= Work to be completed =
Leave out the pictures and set down exactly the lines from the start of the listing through the one with "change by year</text>", both included.

= Dataset section =
__________________________________________________

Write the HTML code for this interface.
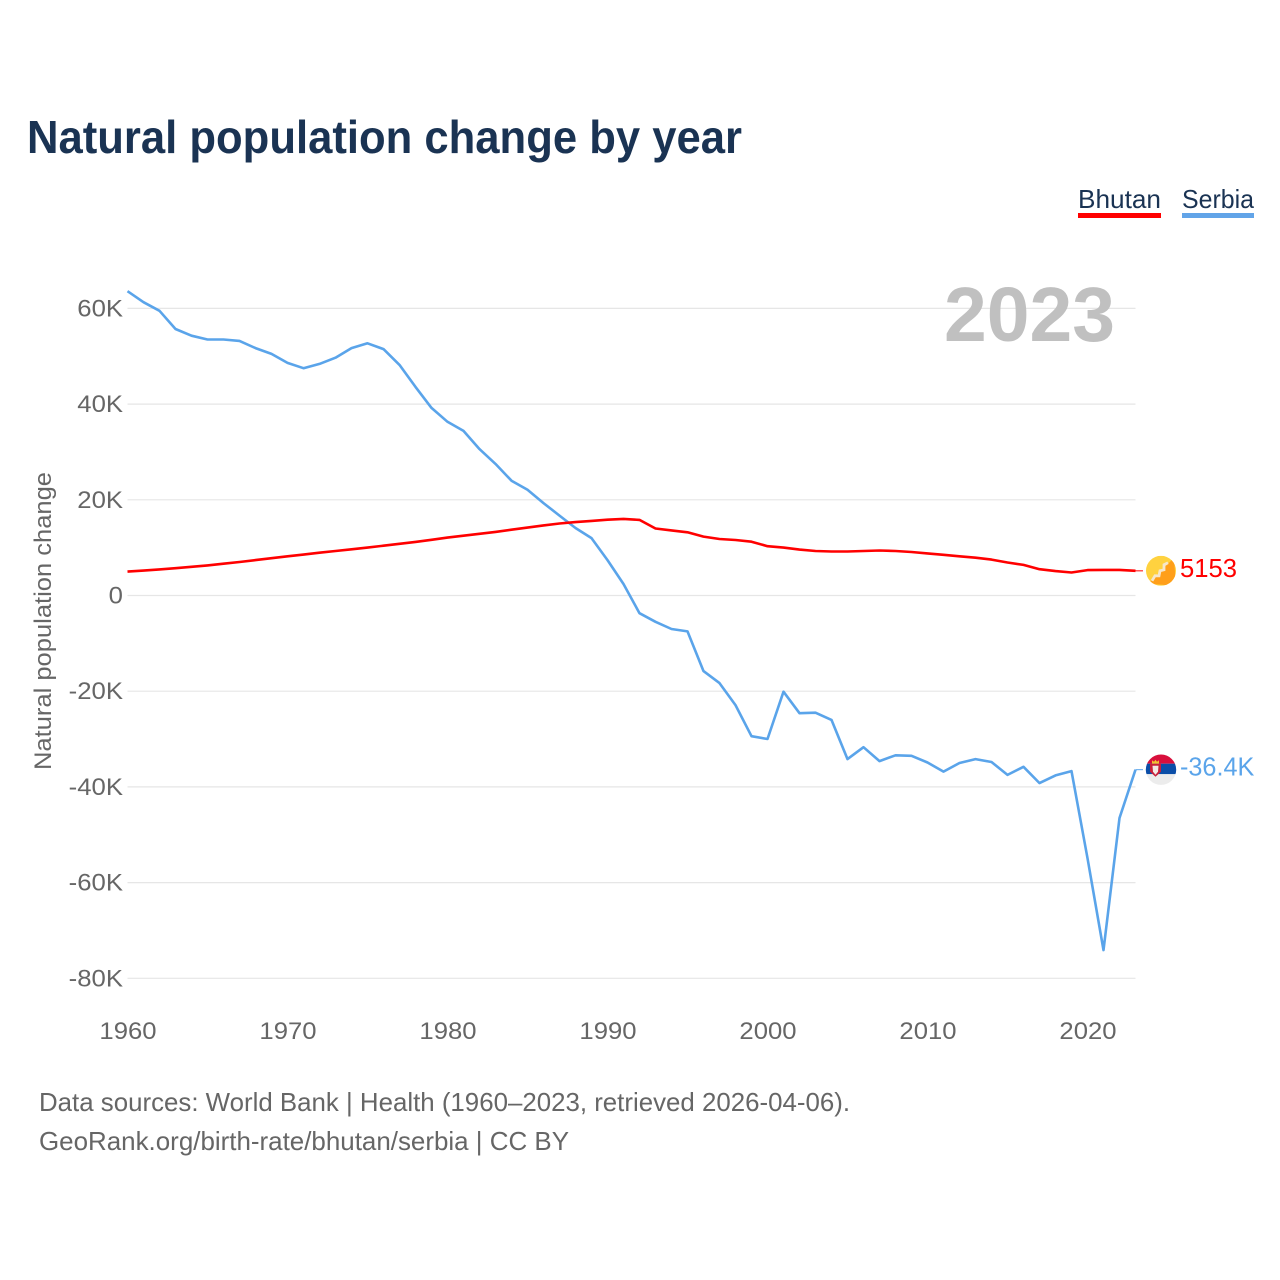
<!DOCTYPE html>
<html lang="en">
<head>
<meta charset="utf-8">
<title>Natural population change by year</title>
<style>
html,body{margin:0;padding:0;background:#fff;}
svg{display:block;}
text{font-family:"Liberation Sans",sans-serif;}
</style>
</head>
<body>
<svg id="chart" xmlns="http://www.w3.org/2000/svg" width="1280" height="1280" viewBox="0 0 1280 1280">
  <rect x="0" y="0" width="1280" height="1280" fill="#ffffff"/>
  <text x="27" y="153" font-size="46" font-weight="700" fill="#1a3353" textLength="715" lengthAdjust="spacingAndGlyphs">Natural population change by year</text>

  <g>
    <text x="1078" y="208" font-size="26" fill="#1a3353" textLength="83" lengthAdjust="spacingAndGlyphs">Bhutan</text>
    <rect x="1078" y="213" width="83" height="5" fill="#ff0000"/>
    <text x="1182" y="208" font-size="26" fill="#1a3353" textLength="72" lengthAdjust="spacingAndGlyphs">Serbia</text>
    <rect x="1182" y="213" width="72" height="5" fill="#62a4e8"/>
  </g>

  <g id="grid"></g>

  <text x="944" y="341" font-size="77" font-weight="700" fill="#c0c0c0" textLength="171" lengthAdjust="spacingAndGlyphs">2023</text>

  <g id="yAxis"></g>
  <g id="xAxis"></g>
  <text x="0" y="0" transform="translate(51 621) rotate(-90)" text-anchor="middle" font-size="24" fill="#666666" textLength="298" lengthAdjust="spacingAndGlyphs">Natural population change</text>

  <g id="series"></g>
  <g id="ends"></g>

  <g>
    <text x="39" y="1111" font-size="26" fill="#666666" textLength="811" lengthAdjust="spacingAndGlyphs">Data sources: World Bank | Health (1960–2023, retrieved 2026-04-06).</text>
    <text x="39" y="1150" font-size="26" fill="#666666" textLength="530" lengthAdjust="spacingAndGlyphs">GeoRank.org/birth-rate/bhutan/serbia | CC BY</text>
  </g>
</svg>

<script>
var years = [1960,1961,1962,1963,1964,1965,1966,1967,1968,1969,1970,1971,1972,1973,1974,1975,1976,1977,1978,1979,1980,1981,1982,1983,1984,1985,1986,1987,1988,1989,1990,1991,1992,1993,1994,1995,1996,1997,1998,1999,2000,2001,2002,2003,2004,2005,2006,2007,2008,2009,2010,2011,2012,2013,2014,2015,2016,2017,2018,2019,2020,2021,2022,2023];
var serbiaValues = [63.6,61.3,59.5,55.7,54.3,53.5,53.5,53.2,51.7,50.5,48.6,47.5,48.4,49.7,51.7,52.7,51.5,48.2,43.6,39.2,36.3,34.4,30.6,27.5,24.0,22.1,19.3,16.7,14.1,12.0,7.4,2.4,-3.7,-5.5,-7.0,-7.5,-15.8,-18.3,-22.9,-29.4,-30.0,-20.1,-24.6,-24.5,-26.0,-34.2,-31.7,-34.6,-33.4,-33.5,-34.9,-36.8,-35.0,-34.2,-34.8,-37.5,-35.8,-39.2,-37.6,-36.7,-54.9,-74.1,-46.5,-36.4];
var bhutanValues = [5.0,5.2,5.45,5.7,6.0,6.3,6.65,7.0,7.4,7.8,8.2,8.55,8.95,9.3,9.65,10.0,10.4,10.8,11.2,11.65,12.1,12.5,12.9,13.3,13.75,14.2,14.65,15.05,15.35,15.6,15.85,16.0,15.8,14.0,13.6,13.2,12.3,11.8,11.6,11.25,10.3,10.0,9.6,9.3,9.2,9.2,9.3,9.4,9.3,9.1,8.8,8.5,8.2,7.9,7.5,6.9,6.4,5.5,5.1,4.8,5.3,5.35,5.35,5.153];
var yTicks = [60,40,20,0,-20,-40,-60,-80];
var yTickLabels = ["60K","40K","20K","0","-20K","-40K","-60K","-80K"];
var xTicks = [1960,1970,1980,1990,2000,2010,2020];
var bhutanEndLabel = "5153";
var serbiaEndLabel = "-36.4K";

var NS = "http://www.w3.org/2000/svg";
function xScale(year){ return 127.5 + (year - 1960) * 16; }
function yScale(v){ return 595.5 - v * 4.785; }
function node(tag, parent){
  var el = document.createElementNS(NS, tag);
  parent.appendChild(el);
  return el;
}
function widen(el, factor){
  var w = el.getComputedTextLength() * factor;
  el.setAttribute("textLength", w.toFixed(1));
  el.setAttribute("lengthAdjust", "spacingAndGlyphs");
}
function linePath(values){
  return values.map(function(v, i){
    return (i ? "L" : "M") + xScale(years[i]).toFixed(1) + " " + yScale(v).toFixed(1);
  }).join(" ");
}

var grid = document.getElementById("grid");
var yAxis = document.getElementById("yAxis");
var xAxis = document.getElementById("xAxis");
var series = document.getElementById("series");
var ends = document.getElementById("ends");
var lastYear = years[years.length - 1];

yTicks.forEach(function(t, i){
  var gl = node("line", grid);
  
  
  gl.setAttribute("x1", xScale(1960));
  gl.setAttribute("x2", xScale(lastYear));
  gl.setAttribute("y1", yScale(t));
  gl.setAttribute("y2", yScale(t));
  gl.setAttribute("stroke", "#e6e6e6");
  gl.setAttribute("stroke-width", "1.2");

  var lb = node("text", yAxis);
  
  
  lb.setAttribute("x", 123);
  lb.setAttribute("y", yScale(t) + 8);
  lb.setAttribute("text-anchor", "end");
  lb.setAttribute("font-size", "24");
  lb.setAttribute("fill", "#666666");
  lb.textContent = yTickLabels[i];
  widen(lb, 1.07);
});

xTicks.forEach(function(t){
  var lb = node("text", xAxis);
  
  
  lb.setAttribute("x", xScale(t) + 0.5);
  lb.setAttribute("y", 1039);
  lb.setAttribute("text-anchor", "middle");
  lb.setAttribute("font-size", "24");
  lb.setAttribute("fill", "#666666");
  lb.textContent = String(t);
  widen(lb, 1.07);
});

var serbiaLine = node("path", series);


serbiaLine.setAttribute("d", linePath(serbiaValues));
serbiaLine.setAttribute("fill", "none");
serbiaLine.setAttribute("stroke", "#5aa4ea");
serbiaLine.setAttribute("stroke-width", "2.6");
serbiaLine.setAttribute("stroke-linejoin", "round");

var bhutanLine = node("path", series);


bhutanLine.setAttribute("d", linePath(bhutanValues));
bhutanLine.setAttribute("fill", "none");
bhutanLine.setAttribute("stroke", "#ff0000");
bhutanLine.setAttribute("stroke-width", "2.6");
bhutanLine.setAttribute("stroke-linejoin", "round");

function endMarker(value, color, text, nameKey, flagMarkup, factor){
  var y = yScale(value);
  var lead = node("line", ends);
  
  
  lead.setAttribute("x1", xScale(lastYear));
  lead.setAttribute("x2", xScale(lastYear) + 7.5);
  lead.setAttribute("y1", y);
  lead.setAttribute("y2", y);
  lead.setAttribute("stroke", color);
  lead.setAttribute("stroke-width", "1");

  var g = node("g", ends);
  
  
  g.setAttribute("transform", "translate(1161 " + y.toFixed(1) + ")");
  g.innerHTML = flagMarkup;

  var lb = node("text", ends);
  
  
  lb.setAttribute("x", 1180);
  lb.setAttribute("y", y + 6);
  lb.setAttribute("font-size", "26");
  lb.setAttribute("fill", color);
  lb.textContent = text;
  widen(lb, factor);
}

var bhutanFlag =
  '<defs><clipPath id="clipB"><circle r="15"/></clipPath></defs>' +
  '<g clip-path="url(#clipB)"><rect x="-15" y="-15" width="30" height="30" fill="#ffd23f"/>' +
  '<polygon points="-13,13 13,-13 15,15" fill="#ff9f1a"/>' +
  '<polyline points="-9,10 -6,5 -2,5 -1,0 3,-1 3,-6 7,-8" fill="none" stroke="#f6e7cc" stroke-width="2.8"/></g>';
var serbiaFlag =
  '<defs><clipPath id="clipS"><circle r="15.2"/></clipPath></defs>' +
  '<g clip-path="url(#clipS)"><rect x="-16" y="-16" width="32" height="10" fill="#d80f3c"/>' +
  '<rect x="-16" y="-6" width="32" height="10.5" fill="#0b4ea8"/>' +
  '<rect x="-16" y="4.5" width="32" height="11.5" fill="#ececec"/>' +
  '<polygon points="-9,-6 -9,-9.5 -7,-8 -5.5,-10 -4,-8 -2,-9.5 -2,-6" fill="#f2c230"/>' +
  '<polygon points="-11,-6 0,-6 0,2 -5.5,7 -11,2" fill="#c8203a"/>' +
  '<polygon points="-8.5,-4 -2.5,-4 -3,2 -5.5,5 -8,2" fill="#f3e9e4"/></g>';

endMarker(bhutanValues[bhutanValues.length - 1], "#ff0000", bhutanEndLabel, "bhutan", bhutanFlag, 0.985);
endMarker(serbiaValues[serbiaValues.length - 1], "#5aa4ea", serbiaEndLabel, "serbia", serbiaFlag, 0.97);
</script>
</body>
</html>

__________________________________________________

= Answer for the task =
Write the HTML code for this interface.
<!DOCTYPE html>
<html lang="en">
<head>
<meta charset="utf-8">
<title>Natural population change by year</title>
<style>
html,body{margin:0;padding:0;background:#fff;}
svg{display:block;}
text{font-family:"Liberation Sans",sans-serif;}
</style>
</head>
<body>
<svg id="chart" xmlns="http://www.w3.org/2000/svg" width="1280" height="1280" viewBox="0 0 1280 1280">
  <rect x="0" y="0" width="1280" height="1280" fill="#ffffff"/>
  <text x="27" y="153" font-size="46" font-weight="700" fill="#1a3353" textLength="715" lengthAdjust="spacingAndGlyphs">Natural population change by year</text>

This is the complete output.